A fireplace in a circa 1900 mansion.
The floors are terra cotta tile arches supported on steel beams. The fill layer that runs over the arches has been temporarily removed during the current construction, leaving the tops of the beams standing proud above the terra cotta surface. The beams are supported by brick bearing walls.
The firebox has a brick arch in front rather than a lintel, which is a straightforward and old-fashioned way to deal with the heat. The firebox itself appears to be common brick except for the bottom, which is hard-burned yellow brick.
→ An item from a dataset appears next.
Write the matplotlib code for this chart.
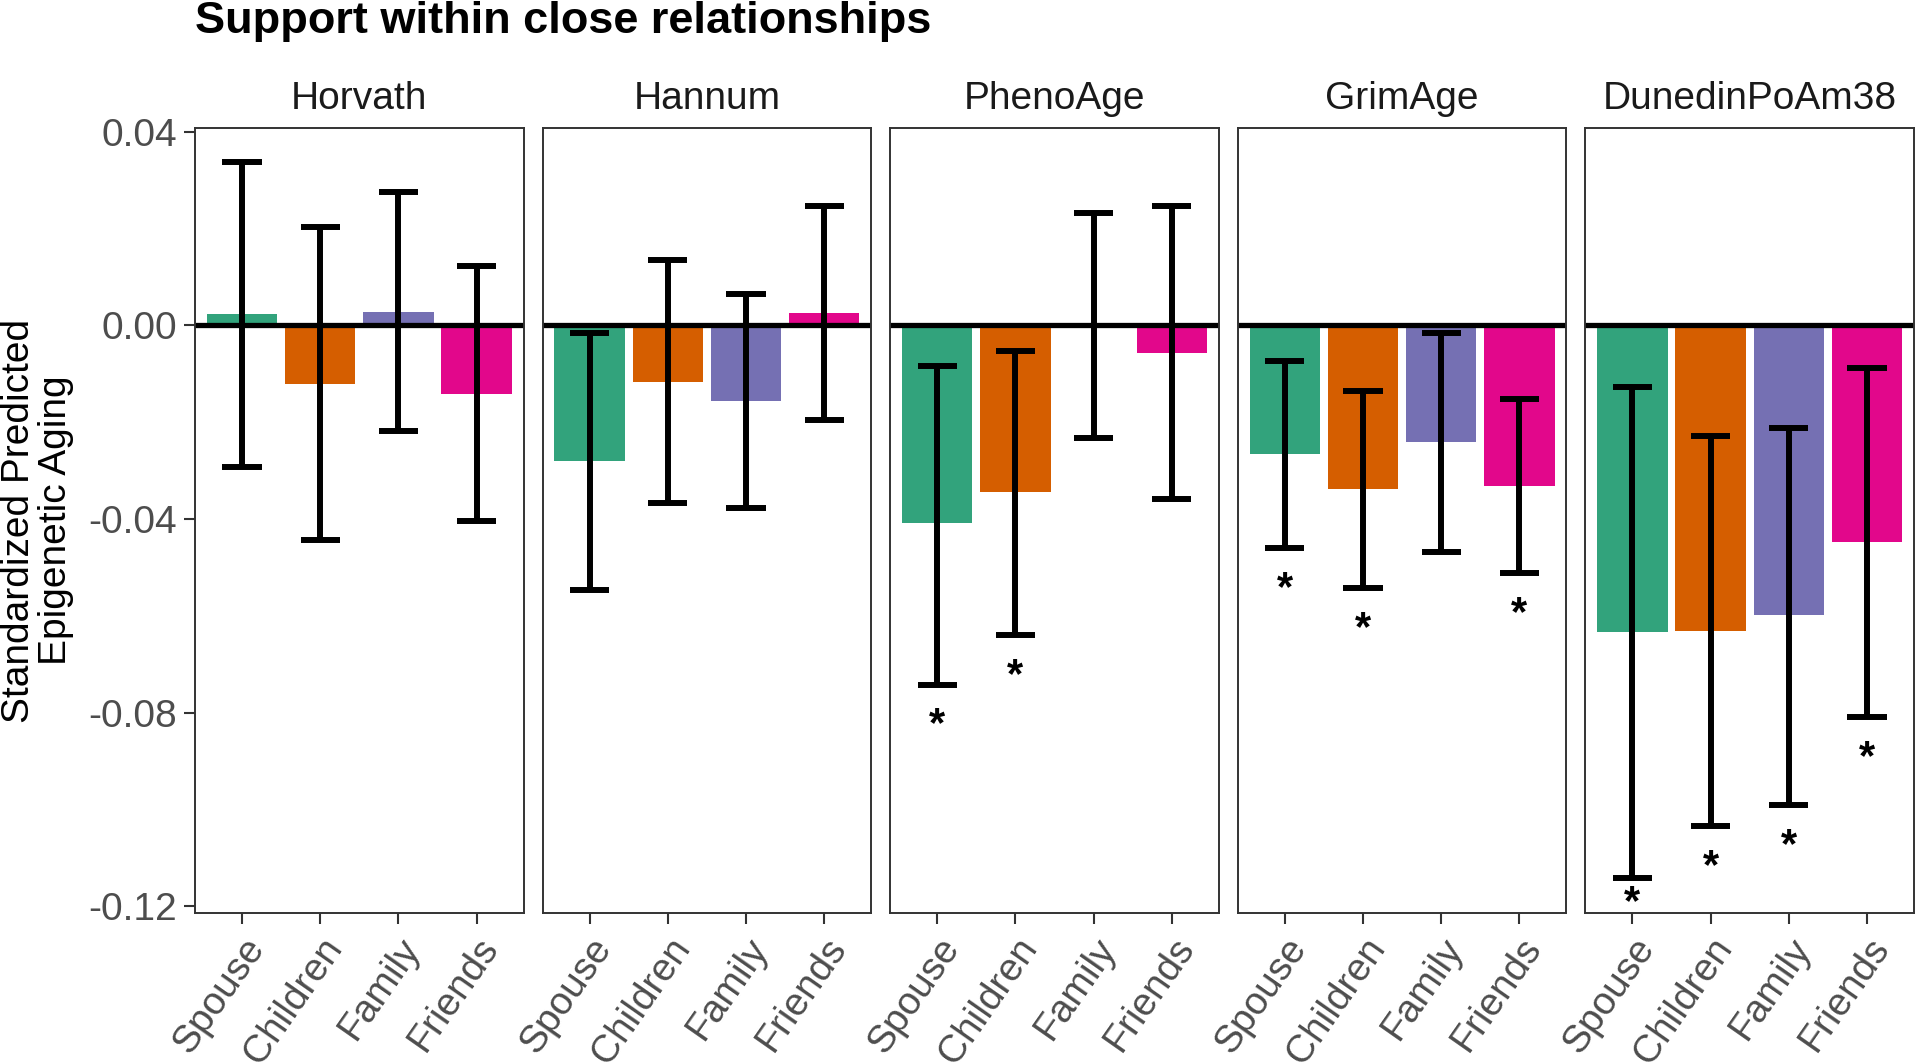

The NYC code (and pre-comprehensive-code regulations) requirements for fireplaces barely changed from the mid-1800s through 2008, when the city adopted a locally-edited version of the International Building Code. And really, even the post-2008 codes are fairly close to the old requirements. There are few code sections that have gone so long with so few changes, for the simple reason that the mid-1800s requirements worked.. They kept the fire and smoke where they belonged, which is another way of saying they led to workable fireplaces that didn’t set buildings on fire. Those fireplaces, of course, became less and less important over time as stoves, gas lights, steam heat, and electric lights were added to the expectations for new buildings.
Having the steel beam running straight into the base of the fireplace feels wrong. Most of the buildings with this type of fireplace have wood-joist floors, and the joists are supported by a header just outside of the hearth, so that there’s no flammable material at the hearth. In this case – and in other buildings with fire-resistant floors – the fire-rated floor is as heat-resistant as the fireplace itself, so there’s no reason that the floor can’t simply run to the wall and directly support the hearth.
We’ve got a fireplace that would not have been out of place hundreds of years ago, sitting (safely) on a steel and terra cotta floor that was new technology when this building was built. A nice mix, and one that shows the way that new eras slip in as old ones ease out.